8-30: Hungarian Goulash

We’ve just passed the 7-year anniversary of starting this project (April 16)…and I’m still nowhere near done. This is going to take me the rest of my life at this rate, I think.

A dish that WON’T take you the rest of your life to complete (notice my flawless segue there) is 8-30: Hungarian Goulash. It’s supposedly a dish for cold days, which are quickly becoming few and far between here in California now that it’s almost May. However, if you’ve still got a touch of cold where you are (or maybe your hemisphere is heading towards winter instead of summer), this might be a good option.

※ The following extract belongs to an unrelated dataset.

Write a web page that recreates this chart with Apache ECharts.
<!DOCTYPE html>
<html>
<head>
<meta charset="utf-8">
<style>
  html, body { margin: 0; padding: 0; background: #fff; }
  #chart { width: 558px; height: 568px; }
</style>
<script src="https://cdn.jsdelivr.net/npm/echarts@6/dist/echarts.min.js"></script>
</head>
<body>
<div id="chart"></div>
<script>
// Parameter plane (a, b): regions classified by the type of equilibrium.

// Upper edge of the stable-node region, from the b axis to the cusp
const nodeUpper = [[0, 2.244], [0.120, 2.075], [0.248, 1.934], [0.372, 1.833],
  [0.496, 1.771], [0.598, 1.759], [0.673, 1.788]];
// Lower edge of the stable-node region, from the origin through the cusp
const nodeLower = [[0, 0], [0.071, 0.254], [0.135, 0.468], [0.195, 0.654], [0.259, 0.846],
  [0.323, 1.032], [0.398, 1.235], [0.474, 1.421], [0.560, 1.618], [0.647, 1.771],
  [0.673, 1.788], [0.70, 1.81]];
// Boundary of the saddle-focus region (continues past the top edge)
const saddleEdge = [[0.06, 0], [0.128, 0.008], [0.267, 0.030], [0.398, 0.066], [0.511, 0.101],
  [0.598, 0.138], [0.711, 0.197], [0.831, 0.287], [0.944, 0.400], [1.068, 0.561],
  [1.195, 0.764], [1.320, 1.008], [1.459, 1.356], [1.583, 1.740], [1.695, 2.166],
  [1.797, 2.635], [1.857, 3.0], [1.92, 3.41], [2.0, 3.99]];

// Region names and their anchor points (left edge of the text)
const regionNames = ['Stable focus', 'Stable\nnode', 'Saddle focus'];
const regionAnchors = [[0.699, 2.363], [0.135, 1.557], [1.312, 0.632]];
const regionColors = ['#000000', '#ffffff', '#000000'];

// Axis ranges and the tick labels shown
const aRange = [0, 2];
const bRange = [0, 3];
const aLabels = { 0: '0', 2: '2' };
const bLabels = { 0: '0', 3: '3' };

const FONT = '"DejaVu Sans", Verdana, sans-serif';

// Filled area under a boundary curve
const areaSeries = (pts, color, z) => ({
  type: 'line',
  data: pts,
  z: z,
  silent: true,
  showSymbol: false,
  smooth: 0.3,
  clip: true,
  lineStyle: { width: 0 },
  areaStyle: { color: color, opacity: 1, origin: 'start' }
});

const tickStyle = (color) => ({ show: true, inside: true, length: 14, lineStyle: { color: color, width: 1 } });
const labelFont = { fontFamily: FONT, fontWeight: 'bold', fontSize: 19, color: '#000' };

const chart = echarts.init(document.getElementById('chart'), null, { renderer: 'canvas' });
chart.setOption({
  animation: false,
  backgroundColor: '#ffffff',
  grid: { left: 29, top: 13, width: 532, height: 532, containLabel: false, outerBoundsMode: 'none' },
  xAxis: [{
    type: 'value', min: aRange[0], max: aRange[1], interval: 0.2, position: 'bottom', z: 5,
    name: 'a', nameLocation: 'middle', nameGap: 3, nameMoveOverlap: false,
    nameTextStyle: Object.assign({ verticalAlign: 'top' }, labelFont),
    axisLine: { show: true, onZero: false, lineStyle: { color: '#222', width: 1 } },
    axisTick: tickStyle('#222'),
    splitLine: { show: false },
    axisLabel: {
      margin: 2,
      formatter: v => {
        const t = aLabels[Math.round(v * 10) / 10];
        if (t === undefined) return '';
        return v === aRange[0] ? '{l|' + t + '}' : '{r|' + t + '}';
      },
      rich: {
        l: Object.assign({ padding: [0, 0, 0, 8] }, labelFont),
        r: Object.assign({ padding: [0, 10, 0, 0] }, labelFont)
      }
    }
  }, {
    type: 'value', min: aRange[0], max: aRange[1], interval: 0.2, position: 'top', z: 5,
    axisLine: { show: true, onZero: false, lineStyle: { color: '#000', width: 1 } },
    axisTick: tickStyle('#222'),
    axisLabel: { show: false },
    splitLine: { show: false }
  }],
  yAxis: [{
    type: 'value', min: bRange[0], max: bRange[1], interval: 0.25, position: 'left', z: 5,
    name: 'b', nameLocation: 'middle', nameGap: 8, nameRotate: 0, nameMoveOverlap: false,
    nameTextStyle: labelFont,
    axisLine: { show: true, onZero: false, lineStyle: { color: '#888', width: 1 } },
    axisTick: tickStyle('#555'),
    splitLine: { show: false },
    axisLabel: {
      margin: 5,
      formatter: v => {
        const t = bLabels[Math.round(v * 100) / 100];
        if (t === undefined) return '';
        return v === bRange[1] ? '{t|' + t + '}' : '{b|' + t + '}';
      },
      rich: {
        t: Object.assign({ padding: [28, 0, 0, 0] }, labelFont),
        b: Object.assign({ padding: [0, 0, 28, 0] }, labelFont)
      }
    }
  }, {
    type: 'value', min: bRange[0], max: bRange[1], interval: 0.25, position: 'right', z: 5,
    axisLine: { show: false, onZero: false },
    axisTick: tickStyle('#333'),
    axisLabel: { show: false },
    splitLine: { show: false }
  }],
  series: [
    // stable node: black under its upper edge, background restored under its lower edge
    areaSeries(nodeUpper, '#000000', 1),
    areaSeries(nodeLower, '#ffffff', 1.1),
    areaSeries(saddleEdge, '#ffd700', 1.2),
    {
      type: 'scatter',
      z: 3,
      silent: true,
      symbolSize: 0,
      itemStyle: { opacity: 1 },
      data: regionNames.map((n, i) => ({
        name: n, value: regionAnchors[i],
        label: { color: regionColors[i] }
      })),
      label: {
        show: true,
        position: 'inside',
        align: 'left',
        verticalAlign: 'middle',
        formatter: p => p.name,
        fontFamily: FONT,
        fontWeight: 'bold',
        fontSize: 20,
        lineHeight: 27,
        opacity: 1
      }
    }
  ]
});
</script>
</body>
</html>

Hungarian goulash is very well-known outside of Simply Delicious…in fact, it’s Hungary’s national dish. ?? Many countries have versions of it due to various Hungarian diasporas over the last few centuries. You may know the modern American version better as American chop suey, slumgullion, or maybe Hamburger Helper?

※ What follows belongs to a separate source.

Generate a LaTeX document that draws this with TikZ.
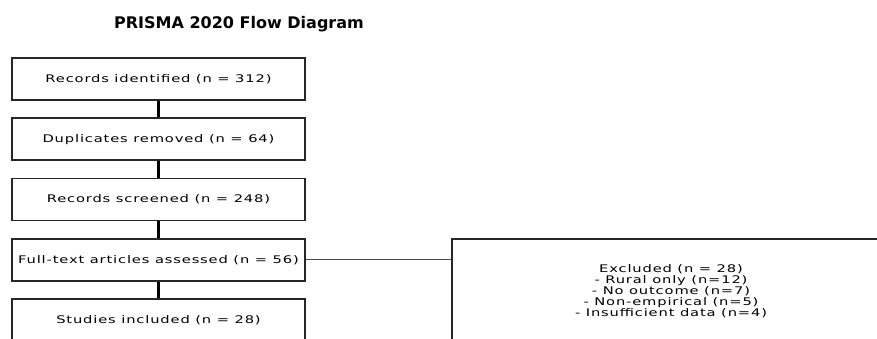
\documentclass[tikz,border=0pt]{standalone}
\usepackage{fontspec}
\setmainfont{DejaVu Sans}
\newfontfamily\boxfont[FakeStretch=1.4,LetterSpace=8]{DejaVu Sans}
\begin{document}
\begin{tikzpicture}[x=1pt,y=-1pt,
  stagebox/.style={draw=black!85, line width=1.6pt, rectangle, minimum width=293pt, minimum height=42pt, inner sep=0pt,
    font=\boxfont\fontsize{10.5pt}{11pt}\selectfont, align=center},
  exbox/.style={draw=black!85, line width=1.6pt, rectangle, minimum width=438pt, minimum height=104pt, inner sep=0pt,
    font=\boxfont\fontsize{10.5pt}{11pt}\selectfont, align=center},
  link/.style={draw=black, line width=2.2pt},
  sidelink/.style={draw=black!70, line width=1.2pt}]
\useasboundingbox (0,0) rectangle (877,338);
\clip (0,0) rectangle (877,338);
\fill[white] (0,0) rectangle (877,338);
\node[font=\bfseries\fontsize{16pt}{18pt}\selectfont] (title) at (239,24) {PRISMA 2020 Flow Diagram};
\node[stagebox] (b1) at (158.5,79) {Records identified (n = 312)};
\node[stagebox] (b2) at (158.5,139.25) {Duplicates removed (n = 64)};
\node[stagebox] (b3) at (158.5,199.5) {Records screened (n = 248)};
\node[stagebox] (b4) at (158.5,259.75) {Full-text articles assessed (n = 56)};
\node[stagebox] (b5) at (158.5,320) {Studies included (n = 28)};
\node[exbox] (ex) at (671,291) {Excluded (n = 28)\\- Rural only (n=12)\\- No outcome (n=7)\\- Non-empirical (n=5)\\- Insufficient data (n=4)};
\draw[link] (b1) -- (b2);
\draw[link] (b2) -- (b3);
\draw[link] (b3) -- (b4);
\draw[link] (b4) -- (b5);
\draw[sidelink] (b4.east) -- (b4.east -| ex.west);
\end{tikzpicture}
\end{document}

They mention on the front of the card that this can be prepared in an hour, but in the TIPS section, they tell you to prepare it the day before for the flavors to blend. They’re right–that would probably make it taste better, but that’s true of almost all soups/stews.

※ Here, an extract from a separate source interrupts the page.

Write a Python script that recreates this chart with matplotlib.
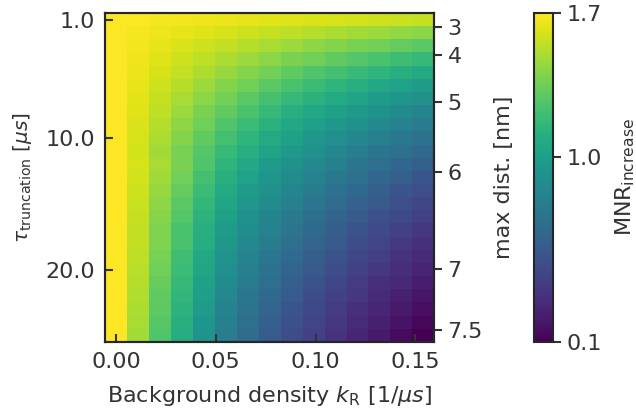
import numpy as np
import matplotlib.pyplot as plt

# background density k_R [1/us] (columns) and truncation time [us] (rows)
k_R = [0.000, 0.011, 0.022, 0.033, 0.044, 0.055, 0.066, 0.077,
       0.088, 0.099, 0.110, 0.121, 0.132, 0.143, 0.154]
tau_trunc = list(range(1, 26))

# MNR increase, one row per truncation time
mnr_increase = [
    [1.70, 1.69, 1.68, 1.67, 1.66, 1.65, 1.64, 1.63, 1.62, 1.61, 1.60, 1.59, 1.58, 1.57, 1.56],
    [1.70, 1.68, 1.66, 1.64, 1.62, 1.60, 1.58, 1.56, 1.54, 1.52, 1.50, 1.48, 1.46, 1.44, 1.42],
    [1.70, 1.67, 1.64, 1.61, 1.58, 1.55, 1.52, 1.49, 1.46, 1.43, 1.40, 1.37, 1.35, 1.32, 1.29],
    [1.70, 1.66, 1.62, 1.58, 1.54, 1.50, 1.46, 1.42, 1.38, 1.35, 1.31, 1.27, 1.24, 1.20, 1.17],
    [1.70, 1.65, 1.60, 1.55, 1.50, 1.45, 1.40, 1.36, 1.31, 1.26, 1.22, 1.18, 1.14, 1.11, 1.07],
    [1.70, 1.64, 1.58, 1.52, 1.46, 1.40, 1.35, 1.29, 1.24, 1.19, 1.14, 1.10, 1.06, 1.02, 0.98],
    [1.70, 1.63, 1.56, 1.49, 1.42, 1.36, 1.29, 1.23, 1.17, 1.12, 1.07, 1.03, 0.98, 0.94, 0.90],
    [1.70, 1.62, 1.54, 1.46, 1.38, 1.31, 1.24, 1.17, 1.11, 1.06, 1.01, 0.96, 0.91, 0.87, 0.83],
    [1.70, 1.61, 1.52, 1.43, 1.35, 1.26, 1.19, 1.12, 1.06, 1.00, 0.95, 0.90, 0.85, 0.80, 0.76],
    [1.70, 1.60, 1.50, 1.40, 1.31, 1.22, 1.14, 1.07, 1.01, 0.95, 0.89, 0.84, 0.79, 0.74, 0.70],
    [1.70, 1.59, 1.48, 1.37, 1.27, 1.18, 1.10, 1.03, 0.96, 0.90, 0.84, 0.78, 0.73, 0.69, 0.64],
    [1.70, 1.60, 1.49, 1.38, 1.26, 1.14, 1.06, 0.98, 0.91, 0.85, 0.79, 0.73, 0.68, 0.63, 0.58],
    [1.70, 1.59, 1.47, 1.35, 1.22, 1.11, 1.02, 0.94, 0.87, 0.80, 0.74, 0.69, 0.63, 0.58, 0.53],
    [1.70, 1.58, 1.45, 1.32, 1.19, 1.07, 0.98, 0.90, 0.83, 0.76, 0.70, 0.64, 0.58, 0.53, 0.48],
    [1.70, 1.57, 1.43, 1.29, 1.16, 1.04, 0.95, 0.87, 0.79, 0.72, 0.66, 0.59, 0.54, 0.48, 0.44],
    [1.70, 1.56, 1.41, 1.27, 1.13, 1.01, 0.91, 0.83, 0.75, 0.68, 0.61, 0.55, 0.49, 0.45, 0.40],
    [1.70, 1.55, 1.39, 1.24, 1.10, 0.97, 0.88, 0.80, 0.72, 0.64, 0.57, 0.51, 0.46, 0.41, 0.36],
    [1.70, 1.55, 1.39, 1.24, 1.09, 0.95, 0.85, 0.76, 0.68, 0.61, 0.54, 0.47, 0.42, 0.37, 0.32],
    [1.70, 1.54, 1.37, 1.21, 1.06, 0.92, 0.82, 0.73, 0.65, 0.57, 0.50, 0.44, 0.39, 0.33, 0.29],
    [1.70, 1.53, 1.35, 1.19, 1.04, 0.89, 0.79, 0.70, 0.61, 0.54, 0.47, 0.41, 0.35, 0.30, 0.26],
    [1.70, 1.52, 1.33, 1.17, 1.01, 0.87, 0.76, 0.67, 0.58, 0.51, 0.44, 0.38, 0.32, 0.28, 0.22],
    [1.70, 1.51, 1.31, 1.15, 0.99, 0.84, 0.73, 0.64, 0.55, 0.47, 0.41, 0.35, 0.29, 0.24, 0.19],
    [1.70, 1.50, 1.30, 1.13, 0.97, 0.81, 0.71, 0.61, 0.52, 0.45, 0.38, 0.32, 0.27, 0.21, 0.16],
    [1.70, 1.49, 1.28, 1.11, 0.94, 0.79, 0.68, 0.58, 0.49, 0.42, 0.35, 0.29, 0.24, 0.18, 0.13],
    [1.70, 1.48, 1.26, 1.09, 0.92, 0.77, 0.66, 0.56, 0.47, 0.40, 0.33, 0.27, 0.21, 0.15, 0.10],
]

tau_ticks = [1.0, 10.0, 20.0]
k_ticks = [0.00, 0.05, 0.10, 0.15]
dist_ticks = [3, 4, 5, 6, 7, 7.5]
dist_labels = ["3", "4", "5", "6", "7", "7.5"]
cbar_ticks = [0.1, 1.0, 1.7]

# r_max [nm] = DIST_SCALE * tau^(1/3)
DIST_SCALE = 2.58

plt.rcParams.update({
    "font.size": 16,
    "text.color": "#333333",
    "axes.labelcolor": "#333333",
    "xtick.color": "#333333",
    "ytick.color": "#333333",
    "axes.edgecolor": "#262626",
    "axes.linewidth": 1.5,
})

fig = plt.figure(figsize=(6.36, 4.17), dpi=100)
ax = fig.add_axes([0.165, 0.180, 0.518, 0.789])
cax = fig.add_axes([0.840, 0.180, 0.030, 0.789])

vals = np.array(mnr_increase)
mesh = ax.pcolormesh(k_R, tau_trunc, vals, shading="nearest",
                     cmap="viridis", vmin=0.1, vmax=1.7)
ax.set_ylim(tau_trunc[-1] + 0.5, tau_trunc[0] - 0.5)

ax.set_xticks(k_ticks)
ax.set_xticklabels([f"{t:.2f}" for t in k_ticks])
ax.set_yticks(tau_ticks)
ax.set_yticklabels([f"{t:.1f}" for t in tau_ticks])
ax.tick_params(direction="in", length=6, width=1.5, pad=7)
ax.set_xlabel(r"Background density $k_\mathrm{R}$ [1/$\mu s$]", labelpad=9)
ax.set_ylabel(r"$\tau_\mathrm{truncation}$ [$\mu s$]", fontsize=14.5, labelpad=8)

# secondary axis: maximum resolvable distance for each truncation time
ax2 = ax.twinx()
ax2.set_ylim(ax.get_ylim())
ax2.set_yticks([(d / DIST_SCALE) ** 3 for d in dist_ticks])
ax2.set_yticklabels(dist_labels)
ax2.tick_params(direction="out", length=6, width=1.5)
ax2.set_ylabel("max dist. [nm]", labelpad=8)

cb = fig.colorbar(mesh, cax=cax, ticks=cbar_ticks)
cb.set_ticklabels([f"{t:.1f}" for t in cbar_ticks])
cb.ax.tick_params(direction="out", length=6, width=1.5)
cb.outline.set_linewidth(1.5)
cb.set_label(r"$\mathrm{MNR}_\mathrm{increase}$", labelpad=8)

fig.savefig("out.png", dpi=100)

Ingredients. I’m using meatless “beef” tips since that’s the easiest substitution, but I think swapping in potatoes instead of meat could be a good meatless option as well (if you are so inclined). I’m also using some of my homemade “porq” chops to keep the “two meat” part of the dish going.

Instead of chili sauce or tomato puree, I’m going with my adjika sauce that I used in 7-17: Piquant Pork Chops, since it seemed to be appropriate for the dish.

Yet another picture of chopped onions.

Red and green peppers, broken down and ready to go.

Cubing my porq, since the “beef” is already in cube form.

“Meat” and veggies, together in the pan.

With added spices. Most of the other “Hungarian goulash” recipes I looked at while writing this post included caraway–not Simply Delicious.

Here’s an extra pan picture that includes the cumin I forgot for the ingredients picture.

After adding the water and pepper sauce. Looks like what I picture when I think of “Hungarian goulash”.

Americans tend to serve their goulash with pasta–Simply Delicious suggests rice. For my version, I went with quinoa.

Plated up for lunches throughout the week–we’re still meal-prepping when we can. It made a pretty decent lunch without a ton of effort, which is a nice change from most of these “recipes”.

Are there more authentic/better versions of this dish out there? Of course. But this one isn’t terrible, as Simply Delicious adaptations go.